De gedachte dat ik iets terug wil doen voor Make-A-Wish heeft me nooit verlaten. Natuurlijk kun je doneren, maar dat vond ik te makkelijk in mijn geval. Een groep vrienden kwam met het idee: laten we samen een marathon lopen en ons laten sponsoren. Daar ben ik me in gaan verdiepen en het voelde heel goed. In mijn hoofd en hart zitten de kindjes die hun liefste wens nog krijgen, op de achtergrond speelt mijn eigen geschiedenis. Een marathon lopen is toch de ultieme bevestiging dat je zelf weer topfit bent. Ik vond het een prachtig idee dat straks, mede door mij, kinderen hetzelfde mogen meemaken als ik. Zo voelt het alsof ik een stokje doorgeef. Ik heb een leven lang profijt van de Wish Journey. Het harde werken werd beloond met een afsluiting die onvergetelijk was. Ik heb het toen gemerkt: als je je best doet, lukken dingen. Ik had geknokt en kreeg er een geschenk voor terug. Een herinnering, een belevenis, die altijd bij me blijft. Hoe fijn is het dan anderen ook zoiets te geven, ze blij te maken, het ze cadeau te doen. Hoe klein soms ook, het is heel fijn om iets voor een ander te kunnen betekenen.

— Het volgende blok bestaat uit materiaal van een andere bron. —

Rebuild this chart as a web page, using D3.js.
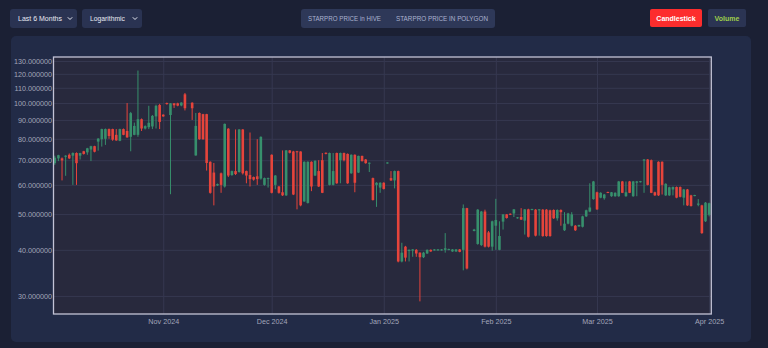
<!DOCTYPE html>
<html>
<head>
<meta charset="utf-8">
<script src="https://cdn.jsdelivr.net/npm/d3@7"></script>
<style>
  html, body { margin: 0; padding: 0; background: #1b2034; }
  svg { display: block; }
</style>
</head>
<body>
<svg id="chart" width="768" height="348"></svg>
<script>
// Daily STARPRO candles, one entry per day starting at firstDay (null = no trading that day)
const firstDay = "2024-10-02";
const open = [68.7,70.8,70.8,71.5,72.4,72,73.2,72,74,73.5,74.8,76.4,78.6,79.8,80,85,85,82,79,85,
  84,81,82,82,90.4,85.3,86,86.4,92,98.8,93,100,92.8,99.8,99.8,98.5,105.6,null,100.2,72.1,
  94,93.3,93.3,69.3,64.8,59.8,64.5,59.4,85.2,63.8,65.4,65,84.8,65.4,63.8,63,63.3,62.4,60,62.3,
  72.4,60,59.4,57.3,56.2,74.4,73.9,74,73.9,54.1,53.6,69.3,63.6,65.4,70,73.3,60,60,73.2,70,
  73.2,72.8,64.5,72.4,64.8,71.9,70.3,68.6,62.6,60,59,60.8,68.6,62.6,61.7,65.4,37.2,40.8,39.7,39.8,
  40,39.3,38.2,39.1,40,39.9,39.9,39.9,40,40,39.6,39.6,40.1,40,51.9,null,45,41.5,41.2,50.8,
  44.6,40.8,46.5,40,47.7,49.9,50.1,50.2,48.7,49.1,48,51.5,51.3,51.4,51.2,51.4,51.4,51.2,51.3,48.7,
  51.3,45.2,47.1,46.5,46.5,46.3,46.2,49.3,50.8,54.9,57.3,55.4,55.2,57.4,55.9,55.9,55.9,61.3,55.9,61.3,
  55.9,60.8,61,69.8,70.3,70,57.3,69.3,69.3,56.2,56.2,58.3,59.2,59.2,55.4,58.3,56.2,56,53,52.8,
  47.8,49.8];
const high = [72,72.4,71.2,72.2,73,73.5,73.5,73.3,74.2,75.6,76.6,76.6,80.3,85.2,85.3,85.3,85.2,85,85.2,85.3,
  100,94.6,88.5,122.5,90.8,87,98.3,92.8,99,99.5,93.2,100.3,100,100,100.2,100.5,106.5,null,100.5,94,
  94.3,93.5,93.5,69.5,68.8,60.5,64.8,88,85.5,65.6,84.8,85,85,65.6,83.2,63.2,79.8,81.2,62.8,62.8,
  72.6,63.8,59.6,74.4,74.6,74.6,74.2,74.2,74,69.5,69.5,69.5,70,70,73.2,73.5,73.4,73.2,73.4,73.4,
  73.4,73,72.6,72.6,72,72,70.5,69,62.8,61,61,61,69.1,65.4,65.6,65.6,41.8,41,40.1,40.2,
  40.2,39.4,39.5,40.1,40.1,40.2,40.2,40.2,44.4,40.3,40.2,40.2,40.2,53.1,52,null,45.6,51.6,51,51.4,
  45,48,55,47.8,50,50,50.2,51.6,49.1,51.9,51.6,51.7,51.7,51.6,51.6,51.6,51.6,51.4,51.5,51.5,
  51.5,50.6,50.4,50.6,46.7,46.8,49.5,51.4,60.6,61.5,57.5,57.3,56.7,57.5,57.4,57.3,61.5,61.5,61.3,61.5,
  61.5,61.5,61.5,70.5,70.5,70.3,57.5,69.5,69.5,60.6,59.3,59.4,59.4,59.4,58.5,58.5,56.4,56.4,54.9,53,
  53.9,53.7];
const low = [68,69.6,61.7,63.5,70.5,60,60,70.3,72.5,72.4,69.6,73.5,74.3,76.2,77,80,79,79,78.8,81.8,
  80.5,74,81.8,81,84,84.8,85,85,85.3,85,91.8,99,56.6,97,98,98,95.5,null,90,72,
  79.5,79.5,65.6,56.8,52.8,59.6,57.1,59,63,63.5,63.8,64.8,64,60.6,59.4,61.6,60,62,59.7,59,
  56.9,58.4,56.8,56,56,73,56.3,51.5,52.5,54,53.4,57.7,63.4,59.2,57,72.6,59.8,59.8,60.4,60.6,
  69.5,60.4,64.3,57.3,64.6,69.4,68.5,65,54.4,52.3,57.1,58.3,68.5,61.5,58.7,37,37,37.2,37.2,38.3,
  38.3,29,38,39,39.5,39.8,39.8,39.8,39.3,39.9,39.5,39.5,39.4,35.2,35.4,null,44.9,41.3,41,40.6,
  40.6,39.8,40,39.9,45.4,48.6,49.7,49.1,48.6,48.2,44,43.2,51.2,43.5,43.7,43.4,43.4,43.4,48.5,48,
  46.5,45,46.9,46.3,45,46.2,46,49.1,50.6,54.7,51.3,55.2,54.7,57,55.7,55.7,55.7,57,55.7,57,
  55.7,55.9,60.9,57.1,59.8,57,56,56,56.5,56,56,56.2,55.2,55.5,52.8,52.6,52.4,55.9,52.5,44.2,
  47.6,49.3];
const close = [71.1,72.2,69.9,72,70.8,73.2,68.7,73.2,72.8,75.4,76.4,73.8,80.1,85,85,81.4,79.6,79.2,85,82,
  80.7,93.9,86.7,90.4,85.3,86.6,88.4,92.3,98.3,88.9,92,99.5,99.8,98.6,98.4,100.3,96.8,null,96.8,86.7,
  79.8,79.8,68.8,57.1,59.4,60.3,60,87.8,63.6,65.4,64.2,84.8,64.5,63.6,62.2,62,62.2,81,62.6,62.6,
  57.1,63.6,57.1,56.2,74.4,73.3,56.5,73.6,52.8,69.3,69.3,59.4,69.7,59.4,57.1,72.8,73.2,65.4,60.6,73.2,
  70,60.6,72.4,60.8,71.9,69.6,68.7,68.9,54.6,60.8,60.8,58.5,69,61.7,65.4,37.2,39.3,38.1,40,40.1,
  39.1,38.2,39.3,40,39.6,40.1,40.1,40.1,40.4,40.2,40.1,40.1,39.5,51.9,35.6,null,45.4,51.4,50.8,40.8,
  40.8,47.8,48.2,43.6,49.9,48.8,49.8,51.5,49,48.3,51.5,43.4,51.6,43.7,51.5,43.6,43.6,43.6,48.7,51.3,
  50.6,47.1,50.2,49.9,45.2,46.7,49.3,51.2,52.1,61.3,51.5,57.1,56.5,57.1,57.3,57.1,61.3,57.1,57.3,57.1,
  61.3,61.3,61.4,70.3,60,57.1,56.2,56.2,60,60.4,59.1,59.2,55.4,55.7,58.3,52.8,52.6,56.3,53.4,44.4,
  53.7,53.5];

const priceTicks = [30, 40, 50, 60, 70, 80, 90, 100, 110, 120, 130];
const rangeLabel = "Last 6 Months";
const scaleLabel = "Logarithmic";
const sourceTabs = ["STARPRO PRICE in HIVE", "STARPRO PRICE IN POLYGON"];
const chartButtons = ["Candlestick", "Volume"];

const UP = "#378f6c", DOWN = "#e6443b";
const svg = d3.select("#chart");
const FONT = "'Liberation Sans', Arial, sans-serif";

// page panel
svg.append("rect").attr("width", 768).attr("height", 348).attr("fill", "#1b2034");
svg.append("rect").attr("x", 11).attr("y", 36).attr("width", 740).attr("height", 306)
  .attr("rx", 5).attr("fill", "#222b47");

// ---- top controls ----
function selectBox(x, w, label, textW) {
  const g = svg.append("g");
  g.append("rect").attr("x", x).attr("y", 9).attr("width", w).attr("height", 19)
    .attr("rx", 3).attr("fill", "#2a3352");
  g.append("text").attr("x", x + 8).attr("y", 21).attr("fill", "#e8eaf2")
    .attr("font-family", FONT).attr("font-size", 7.2)
    .attr("textLength", textW).attr("lengthAdjust", "spacingAndGlyphs").text(label);
  const cx = x + w - 7;
  g.append("path").attr("d", `M${cx - 2.2},${17.3} L${cx},${19.5} L${cx + 2.2},${17.3}`)
    .attr("fill", "none").attr("stroke", "#e8eaf2").attr("stroke-width", 1);
}
selectBox(10, 67, rangeLabel, 44);
selectBox(82, 60, scaleLabel, 35);

svg.append("rect").attr("x", 301).attr("y", 9).attr("width", 194).attr("height", 19)
  .attr("rx", 3).attr("fill", "#2e3858");
const tabX = [308, 396], tabW = [73, 92];
svg.selectAll("text.tab").data(sourceTabs).join("text").attr("class", "tab")
  .attr("x", (d, i) => tabX[i]).attr("y", 21)
  .attr("textLength", (d, i) => tabW[i]).attr("lengthAdjust", "spacingAndGlyphs")
  .attr("fill", "#aab2cf").attr("font-family", FONT).attr("font-size", 7.2).text(d => d);

svg.append("rect").attr("x", 650).attr("y", 9).attr("width", 52).attr("height", 18)
  .attr("rx", 2).attr("fill", "#fd2d2d");
svg.append("text").attr("x", 676).attr("y", 20.5).attr("text-anchor", "middle")
  .attr("fill", "#ffffff").attr("font-weight", "bold").attr("font-family", FONT)
  .attr("font-size", 7).text(chartButtons[0]);
svg.append("rect").attr("x", 708).attr("y", 9).attr("width", 38).attr("height", 18)
  .attr("rx", 2).attr("fill", "#2b3453");
svg.append("text").attr("x", 727).attr("y", 20.5).attr("text-anchor", "middle")
  .attr("fill", "#9fcf4c").attr("font-weight", "bold").attr("font-family", FONT)
  .attr("font-size", 7).text(chartButtons[1]);

// ---- plot ----
const plot = { left: 53.5, right: 711.3, top: 57, bottom: 314 };
const x = d3.scaleUtc()
  .domain([Date.UTC(2024, 9, 1, 15, 22), Date.UTC(2025, 3, 1, 14, 36)])
  .range([plot.left, plot.right]);
const y = d3.scaleLog().domain([26.8, 133.3]).range([plot.bottom, plot.top]);

const t0 = new Date(firstDay + "T00:00:00Z");
const candles = open.map((o, i) => o == null ? null : ({
  date: d3.utcDay.offset(t0, i), o, h: high[i], l: low[i], c: close[i]
})).filter(Boolean);

svg.append("rect").attr("x", plot.left).attr("y", plot.top)
  .attr("width", plot.right - plot.left).attr("height", plot.bottom - plot.top)
  .attr("fill", "#28293d");

// grid lines
const gridY = svg.append("g").attr("transform", `translate(${plot.left},0)`)
  .call(d3.axisLeft(y).tickValues(priceTicks).tickSize(-(plot.right - plot.left)).tickFormat(""));
const gridX = svg.append("g").attr("transform", `translate(0,${plot.bottom})`)
  .call(d3.axisBottom(x).ticks(d3.utcMonth.every(1)).tickSize(-(plot.bottom - plot.top)).tickFormat(""));
[gridY, gridX].forEach(g => {
  g.select(".domain").remove();
  g.selectAll("line").attr("stroke", "#363850").attr("stroke-width", 1);
});

// candles
svg.append("clipPath").attr("id", "plotClip").append("rect")
  .attr("x", plot.left).attr("y", plot.top)
  .attr("width", plot.right - plot.left).attr("height", plot.bottom - plot.top);
const cg = svg.append("g").attr("clip-path", "url(#plotClip)");
const bodyW = 2.6;
const color = d => d.c >= d.o ? UP : DOWN;
cg.selectAll("line.wick").data(candles).join("line").attr("class", "wick")
  .attr("x1", d => x(d.date)).attr("x2", d => x(d.date))
  .attr("y1", d => y(d.h)).attr("y2", d => y(d.l))
  .attr("stroke", color).attr("stroke-width", 1);
cg.selectAll("rect.body").data(candles).join("rect").attr("class", "body")
  .attr("x", d => x(d.date) - bodyW / 2).attr("width", bodyW)
  .attr("y", d => y(Math.max(d.o, d.c)))
  .attr("height", d => Math.max(1, Math.abs(y(d.o) - y(d.c))))
  .attr("fill", color);

// frame
svg.append("rect").attr("x", plot.left).attr("y", plot.top)
  .attr("width", plot.right - plot.left).attr("height", plot.bottom - plot.top)
  .attr("fill", "none").attr("stroke", "#c3c3d6").attr("stroke-width", 1.3);

// axis labels
const yAxis = svg.append("g").attr("transform", `translate(${plot.left - 0.5},0)`)
  .call(d3.axisLeft(y).tickValues(priceTicks).tickSize(0).tickPadding(1).tickFormat(d3.format(".6f")));
const xAxis = svg.append("g").attr("transform", `translate(0,${plot.bottom})`)
  .call(d3.axisBottom(x).ticks(d3.utcMonth.every(1)).tickSize(0).tickPadding(5)
    .tickFormat(d3.utcFormat("%b %Y")));
[yAxis, xAxis].forEach(g => {
  g.select(".domain").remove();
  g.selectAll("text").attr("fill", "#a2a6ba").attr("font-family", FONT).attr("font-size", 7.2);
});
</script>
</body>
</html>
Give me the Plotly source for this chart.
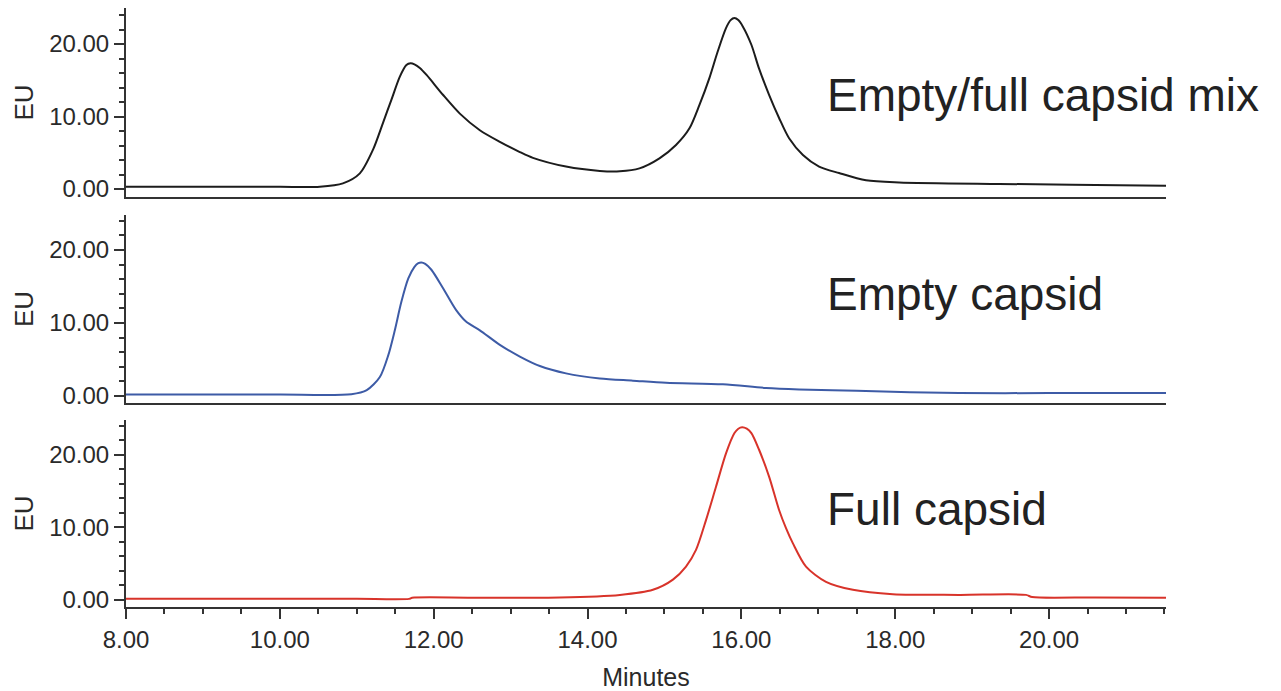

En dat is wel nog een les van het leven: ook de ziekte heeft mij iets gegeven. Als je er goed uitkomt, zonder complicaties, brengt zo’n ziekte je veel. In mijn geval zijn de familiebanden veel hechter geworden, beter gezegd: nog sterker. Ik heb veel meer het gevoel gekregen dat ik echt wat van het leven moet maken. De vervelende rotzak die ik als puber was probeert nu het onderste uit de kan te halen. Dankbaarheid heeft bij mij geleid tot levenslust. Waarom zou ik er nou nog een potje van maken? Ik ga ervoor, met alles wat ik heb.’